Too often we might not be aware there is potentially something wrong, and less willing to acknowledge it (even less so if it’s because of ourselves). If we cannot complete this step then we have nothing to talk about, which a lot of the time is what people want; the smooth sailing, no questions asked, no thought required, no feelings hurt. However, if we climb over this hill we’re still not out of the woods, as we can be plagued with the belief that there isn’t anyone out there who might be suffering like us – sometimes this is combined with the thought that everyone else is just fine and dandy, further reinforcing how alone in our struggle we feel we are.

“To allow yourself to be vulnerable and share your innermost feelings can provide that much needed opportunity to heal.”

Our confidence can be severely lacking at these points in our lives which not only inhibits our ability to express things to ourselves, but to find or even believe that there are people like us and/or who would listen and care. We can come to develop a sort of “learned helplessness”, a term coined by American psychologist, Martin Seligman. Essentially, this “nothing I do matters” mentality has a bad habit of snowballing and we would like to avoid that where possible. If we can try and invert this process, as sport psychologist Bob Rotella called “learned effectiveness”, with our new found optimism we can leverage a sense of confidence that wasn’t there previously, and with some persistence achieve success.

Now, this sounds all good and well, even easy, but from the depths it can be difficult to look up especially if you’re already looking (further) down. How does one meet the world on their terms? To not be afraid or embarrassed by our own voice, needs and wants? To have the inner resolve to stand strong against the litany of insults, criticisms and derision especially towards that which we hold dear and close? We’ve already started answering some of that…

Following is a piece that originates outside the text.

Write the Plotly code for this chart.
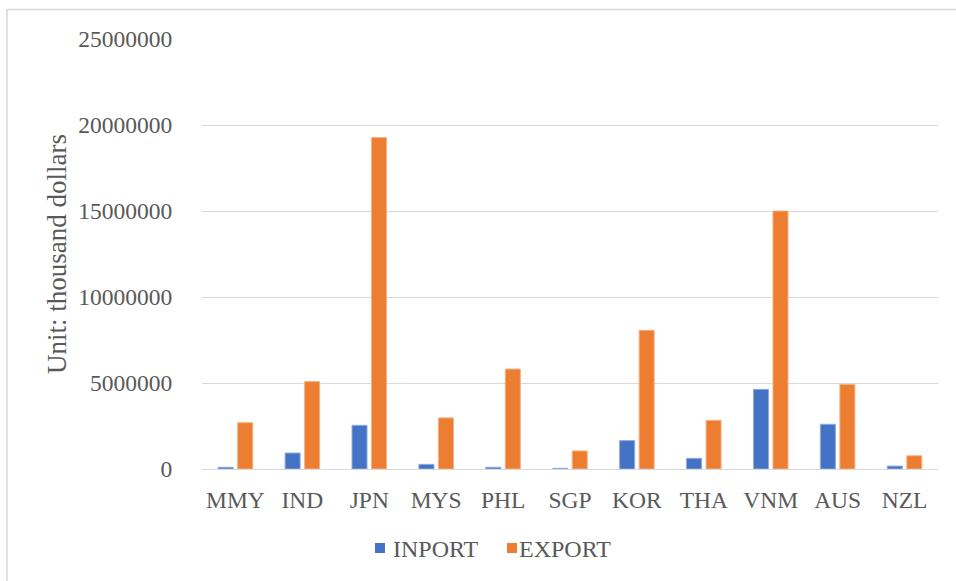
import plotly.graph_objects as go

countries = ["MMY", "IND", "JPN", "MYS", "PHL", "SGP", "KOR", "THA", "VNM", "AUS", "NZL"]
inport = [100000, 930000, 2540000, 270000, 100000, 40000, 1650000, 620000, 4630000, 2600000, 170000]
export = [2690000, 5080000, 19270000, 2970000, 5810000, 1050000, 8060000, 2830000, 15000000, 4920000, 770000]

y_ticks = [0, 5000000, 10000000, 15000000, 20000000, 25000000]

FONT = "Liberation Serif, Times New Roman, serif"
TEXT = "#595959"
GRID = "#D9D9D9"
BLUE = "#4472C4"
ORANGE = "#ED7D31"

# plot area in pixels, used to place the frame and legend in paper units
L, R, T, B = 202, 938, 39, 469
W, H = R - L, B - T


def px(x):
    return (x - L) / W


def py(y):
    return (B - y) / H


fig = go.Figure()
fig.add_trace(go.Bar(
    name="INPORT", x=countries, y=inport,
    marker=dict(color=BLUE, line=dict(color="#8FAADC", width=1)),
))
fig.add_trace(go.Bar(
    name="EXPORT", x=countries, y=export,
    marker=dict(color=ORANGE, line=dict(color="#F4B183", width=1)),
))

# legend drawn as small squares with labels underneath the chart
legend_items = [("INPORT", BLUE, 375, 391), ("EXPORT", ORANGE, 507, 517)]
shapes = [dict(
    type="rect", xref="paper", yref="paper",
    x0=px(7), x1=px(990), y0=py(620), y1=py(9.5),
    line=dict(color=GRID, width=1.5), fillcolor="rgba(0,0,0,0)", layer="below",
)]
annotations = []
for label, color, sx, tx in legend_items:
    shapes.append(dict(
        type="rect", xref="paper", yref="paper",
        x0=px(sx), x1=px(sx + 10), y0=py(553), y1=py(543),
        line=dict(width=0), fillcolor=color,
    ))
    annotations.append(dict(
        text=label, xref="paper", yref="paper", x=px(tx), y=py(548.5),
        xanchor="left", yanchor="middle", showarrow=False,
        font=dict(family=FONT, size=24, color=TEXT),
    ))

fig.update_layout(
    width=956, height=581,
    margin=dict(l=L, r=956 - R, t=T, b=581 - B),
    paper_bgcolor="white", plot_bgcolor="white",
    barmode="group", bargap=0.417, bargroupgap=0.23,
    font=dict(family=FONT, size=23, color=TEXT),
    showlegend=False,
    xaxis=dict(
        showgrid=False, showline=True, linecolor=GRID, linewidth=1,
        ticks="outside", ticklen=10, tickcolor="rgba(0,0,0,0)",
        tickfont=dict(family=FONT, size=23.5, color=TEXT),
    ),
    yaxis=dict(
        range=[0, 25000000], tickvals=y_ticks,
        ticktext=[str(v) for v in y_ticks],
        showgrid=True, gridcolor=GRID, gridwidth=1,
        zeroline=True, zerolinecolor=GRID, zerolinewidth=1,
        ticks="outside", ticklen=24, tickcolor="rgba(0,0,0,0)",
        tickfont=dict(family=FONT, size=23.5, color=TEXT),
        title=dict(text="Unit: thousand dollars", standoff=3,
                   font=dict(family=FONT, size=27, color=TEXT)),
    ),
    shapes=shapes,
    annotations=annotations,
)

fig.write_html("out.html")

"Anxiety deserves greater dignity: it is not a sign of degeneracy. It is a justifiable expression of panic at our mysterious participation in a disordered, uncertain world." – Alain de Botton

Nothing like a bit of doubt to send the anxiety levels through the roof, although, typically “we suffer more in imagination than reality”, as Seneca once wrote. Our doubts lead to inaction, the inability to move forward with a sense of self-efficacy. Doubts have a tendency to erode or destroy our goals, and can seep in through the myriad of opinions out there, critical or unfounded. You must think things through and understand why you do what you do, ethically and morally, as the purpose of living ethically is to achieve peace and not be tortured by your own conscience. To steel yourself, to have and maintain belief in your convictions, otherwise you’ll live in fear.

Doubts and fear can arise through feelings of guilt and shame. Now, there are differences between guilt and shame despite many people conflating the two. Shame is an act of ‘commission’ i.e. you have committed a wrongful act/done something wrong, basically you have done something you shouldn’t. Guilt on the other hand is an act of ‘omission’ i.e. you have failed to do the right thing/something good, you haven’t done something you should have. Maybe this will help you to understand the next you feel guilty or ashamed.

In the context of reaching out, why would we feel guilty or ashamed? We can feel ashamed that we’re not strong, resilience nor wise enough to deal with our problems on our own. We can feel guilty for not using the help of a friend, partner or professional service when it’s there. What if we don’t have enough money for a psychologist? Shame…again. We feel guilty about being a burden to our loved ones.

The thing is though, and it’s a bit of doozy and context dependent, but guilt and shame can act as “positive” motivators for change. Micro-habit changes aim low, and focus on growth and development. To become maximally motivated one pursues goal/s and transformation at the same time. As the elder from Dostoevsky’s The Brothers Karamazov espoused, being ashamed of yourself is the cause of everything.

I’ve had my own struggles with reaching out to people. In my experience most people have distanced themselves from me after I reached out to them which has further cemented my distrust in other people. Conversely, this isolation has led to me doubling my efforts to strengthen my resolve and stoically go it alone for the most part, although I know most people are not cut out for that life. I know I need to muster the courage to seek out those I can confide in, but this is no easy task, and I’m filled with more doubt than confidence.